14. Au vu de ce qui précède, l’Assemblée invite les Etats membres du Conseil de l’Europe:
14.1. à prendre en compte les changements démographiques dans leurs choix politiques en élaborant les politiques nécessaires et en développant des stratégies destinées à faire face à l’évolution de la démographie;
14.2. à concevoir des politiques destinées à offrir à chacun les meilleures possibilités d’éducation et de formation afin de constituer un «capital humain» de la plus haute qualité;
14.3. à encourager la solidarité et le développement intergénérationnels, en particulier:
14.3.1. en favorisant un vieillissement actif, de manière à utiliser pleinement le potentiel des personnes âgées, y compris par leur maintien sur le marché du travail;
14.3.2. en développant les possibilités d’apprentissage tout au long de la vie pour toutes les générations, y compris la formation aux utilisations professionnelles et sociales des nouvelles technologies;
14.3.3. en luttant contre la discrimination fondée sur l’âge, qu’elle s’exerce à l’égard des femmes ou des hommes, en garantissant pleinement l’accès aux programmes de formation et à l’emploi;
14.4. à soutenir les sciences, l’innovation et la technologie, de manière à accroître la productivité et à contribuer à la croissance économique;
14.5. à encourager le renouveau démographique:
14.5.1. en élaborant des politiques pour aider les parents à élever leurs enfants, en prenant notamment des mesures financières et fiscales;
14.5.2. en concevant des politiques qui permettent de mieux concilier vie professionnelle et vie familiale, dont la mise en place de dispositifs appropriés pour la garde des enfants et le soutien aux personnes âgées et/ou fragiles;
14.5.3. en élaborant des politiques conjuguant flexibilité et sécurité économique (flexicurité) en vue de réduire la précarité économique des jeunes parents;
14.6. à favoriser l’intégration et la diversité:
14.6.1. en mettant en place des politiques qui contribuent à réduire le chômage des immigrés et à tirer le meilleur parti du potentiel offert par ces immigrés grâce, notamment, à leur participation à la vie sociale, économique, culturelle et politique du pays d’accueil;
14.6.2. en renforçant le climat de tolérance et de respect mutuel entre les immigrés et la population du pays d’accueil;
14.6.3. en favorisant les politiques d’intégration ainsi que celles qui visent à accroître les compétences linguistiques et le niveau d’éducation des immigrés, de leurs enfants et, en particulier, des femmes immigrées;
14.7. à promouvoir un marché du travail plus inclusif:
14.7.1. en renforçant l’égalité des genres et l’égalité des chances entre les sexes, permettant aux femmes de participer pleinement à la vie économique et politique;
14.7.2. en luttant contre la discrimination à l’égard des femmes dans la société et le monde du travail.

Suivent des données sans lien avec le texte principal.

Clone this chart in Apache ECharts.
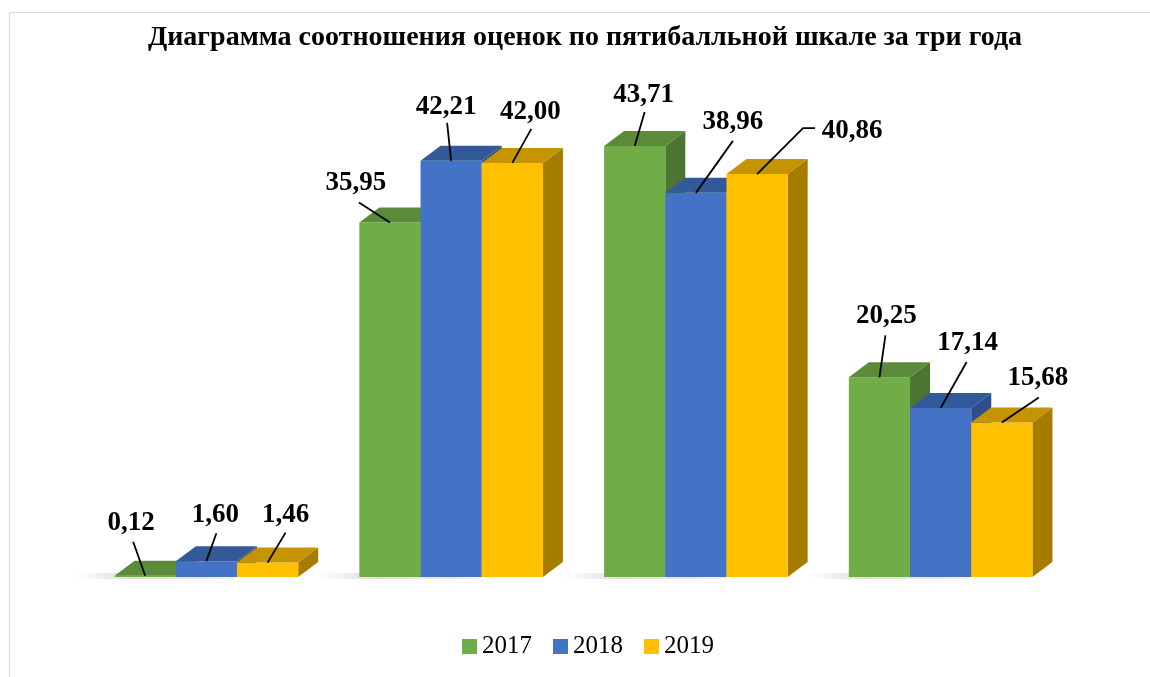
<!DOCTYPE html>
<html>
<head>
<meta charset="utf-8">
<title>Диаграмма соотношения оценок</title>
<script src="https://cdn.jsdelivr.net/npm/echarts@6/dist/echarts.min.js"></script>
<style>
  html, body { margin: 0; padding: 0; background: #fff; }
  #chart { width: 1150px; height: 677px; }
</style>
</head>
<body>
<div id="chart"></div>
<script>
// данные: оценки по пятибалльной шкале, доля в %
var categories = ['2', '3', '4', '5'];
var years = ['2017', '2018', '2019'];
var values2017 = [0.12, 35.95, 43.71, 20.25];
var values2018 = [1.60, 42.21, 38.96, 17.14];
var values2019 = [1.46, 42.00, 40.86, 15.68];
var seriesValues = [values2017, values2018, values2019];

// цвета граней: фронт, верх, бок
var palette = [
    { front: '#70AD47', top: '#5A8B39', side: '#4B7530' },
    { front: '#4472C4', top: '#335A98', side: '#2E508A' },
    { front: '#FFC000', top: '#C69400', side: '#A67C00' }
];

// куда ставить подпись относительно верха бара: [текст dx, dy, начало линии dx, dy, (излом dx, dy)]
var labelPlace = [
    [[-14, -53, -12, -34], [9, -46, 10, -28], [18, -48, 18, -30]],
    [[-34, -40, -31, -20], [-5, -54, -4, -38], [18, -51, 19, -34]],
    [[9, -51, 10, -34], [37, -71, 37, -52], [95, -43, 58, -46, 46, -46]],
    [[7, -61, 6, -42], [27, -65, 26, -46], [36, -44, 37, -25]]
];

var depthX = 20, depthY = 15;

function fmt(v) {
    return v.toFixed(2).replace('.', ',');
}

function renderBar(params, api) {
    var s = params.seriesIndex;
    var cat = api.value(0);
    var val = api.value(1);
    var base = api.coord([cat, 0]);
    var top = api.coord([cat, val]);
    var band = api.size([1, 0])[0];
    var w = band * 0.25;
    var cx = base[0] + (s - 1) * w;
    var x0 = cx - w / 2, x1 = cx + w / 2;
    var y0 = top[1], yb = base[1];
    var c = palette[s];
    var children = [];

    // мягкая тень слева у основания группы
    if (s === 0) {
        children.push({
            type: 'rect',
            z2: 0,
            shape: { x: x0 - 40, y: yb - 4, width: 40 + w * 2, height: 6 },
            style: {
                fill: new echarts.graphic.LinearGradient(0, 0, 1, 0, [
                    { offset: 0, color: 'rgba(0,0,0,0)' },
                    { offset: 0.35, color: 'rgba(0,0,0,0.12)' },
                    { offset: 1, color: 'rgba(0,0,0,0.05)' }
                ]),
                shadowBlur: 6,
                shadowColor: 'rgba(0,0,0,0.15)'
            }
        });
    }

    children.push({
        type: 'polygon',
        z2: s * 3 + 1,
        shape: { points: [[x1, y0], [x1 + depthX, y0 - depthY], [x1 + depthX, yb - depthY], [x1, yb]] },
        style: { fill: c.side }
    });
    children.push({
        type: 'rect',
        z2: s * 3 + 2,
        shape: { x: x0, y: y0, width: w, height: yb - y0 },
        style: { fill: c.front }
    });
    children.push({
        type: 'polygon',
        z2: s * 3 + 2,
        shape: { points: [[x0, y0], [x0 + depthX, y0 - depthY], [x1 + depthX, y0 - depthY], [x1, y0]] },
        style: { fill: c.top }
    });

    // подпись с выноской
    var p = labelPlace[cat][s];
    var pts = [[cx + p[2], y0 + p[3]]];
    if (p.length > 4) pts.push([cx + p[4], y0 + p[5]]);
    pts.push([cx, y0]);
    children.push({
        type: 'polyline',
        z2: 20,
        shape: { points: pts },
        style: { stroke: '#000', lineWidth: 1.8, fill: null }
    });
    children.push({
        type: 'text',
        z2: 21,
        style: {
            x: cx + p[0],
            y: y0 + p[1],
            text: fmt(val),
            align: 'center',
            verticalAlign: 'middle',
            fill: '#000',
            font: 'bold 27px "Liberation Serif", "Times New Roman", serif'
        }
    });

    return { type: 'group', children: children };
}

var chart = echarts.init(document.getElementById('chart'));

var series = years.map(function (y, s) {
    return {
        name: y,
        type: 'custom',
        renderItem: renderBar,
        itemStyle: { color: palette[s].front },
        encode: { x: 0, y: 1 },
        data: seriesValues[s].map(function (v, i) { return [i, v]; })
    };
});

chart.setOption({
    backgroundColor: '#fff',
    animation: false,
    title: {
        text: 'Диаграмма соотношения оценок по пятибалльной шкале за три года',
        left: 585,
        textAlign: 'center',
        top: 24,
        padding: 0,
        textStyle: {
            fontFamily: 'Liberation Serif',
            fontWeight: 'bold',
            fontSize: 28,
            color: '#000'
        }
    },
    legend: {
        data: years,
        left: 462,
        top: 634,
        padding: 0,
        icon: 'rect',
        itemWidth: 15,
        itemHeight: 15,
        itemGap: 21,
        textStyle: {
            fontFamily: 'Liberation Serif',
            fontSize: 25,
            color: '#000'
        }
    },
    graphic: [{
        type: 'rect',
        silent: true,
        shape: { x: 9.5, y: 12.5, width: 1200, height: 700 },
        style: { fill: null, stroke: '#D9D9D9', lineWidth: 1 }
    }],
    grid: { left: 84, right: 87, top: 84, bottom: 100 },
    xAxis: {
        type: 'category',
        data: categories,
        show: false
    },
    yAxis: {
        type: 'value',
        min: 0,
        max: 50,
        show: false,
        splitLine: { show: false }
    },
    series: series
});
</script>
</body>
</html>
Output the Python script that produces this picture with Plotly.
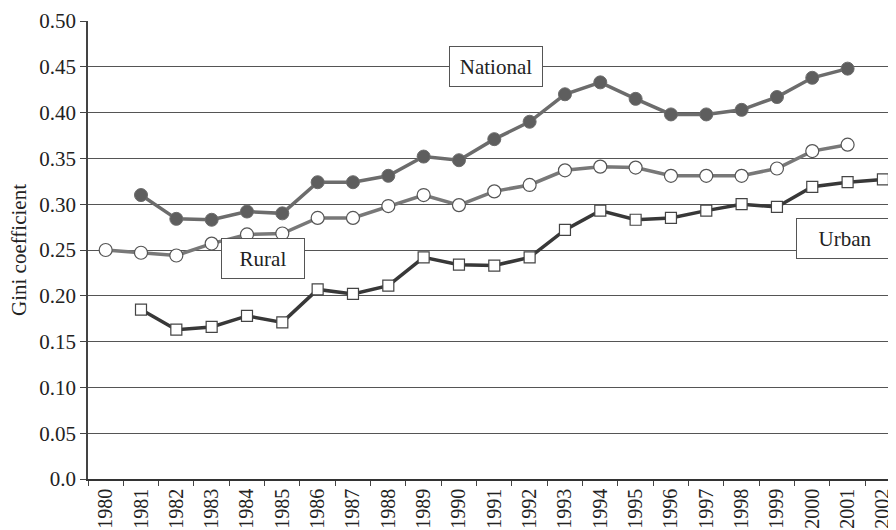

15. L’Assemblée invite également les organisations internationales compétentes:
15.1. à aider les Etats membres et les autres parties prenantes à promouvoir le vieillissement actif et à leur faire prendre conscience de la nécessité de mobiliser pleinement le potentiel d’une population vieillissante et de contribuer à combattre la discrimination fondée sur l’âge, qu’elle s’exerce à l’égard des femmes ou des hommes;
15.2. à échanger de bonnes pratiques relatives à un vieillissement actif;
15.3. à contribuer à la mise en place de systèmes de gestion des migrations qui visent à protéger et à renforcer les droits des immigrés, et à garantir leur participation active à la société en qualité de citoyens égaux;
15.4. à aider les Etats membres à créer une base de données sur les tendances démographiques et à faire en sorte qu’elle soit tenue à jour, au moyen d’études et d’un suivi réguliers, s’il y a lieu;
15.5. à coordonner et à faciliter les études comparatives et l’échange d’informations sur ces questions.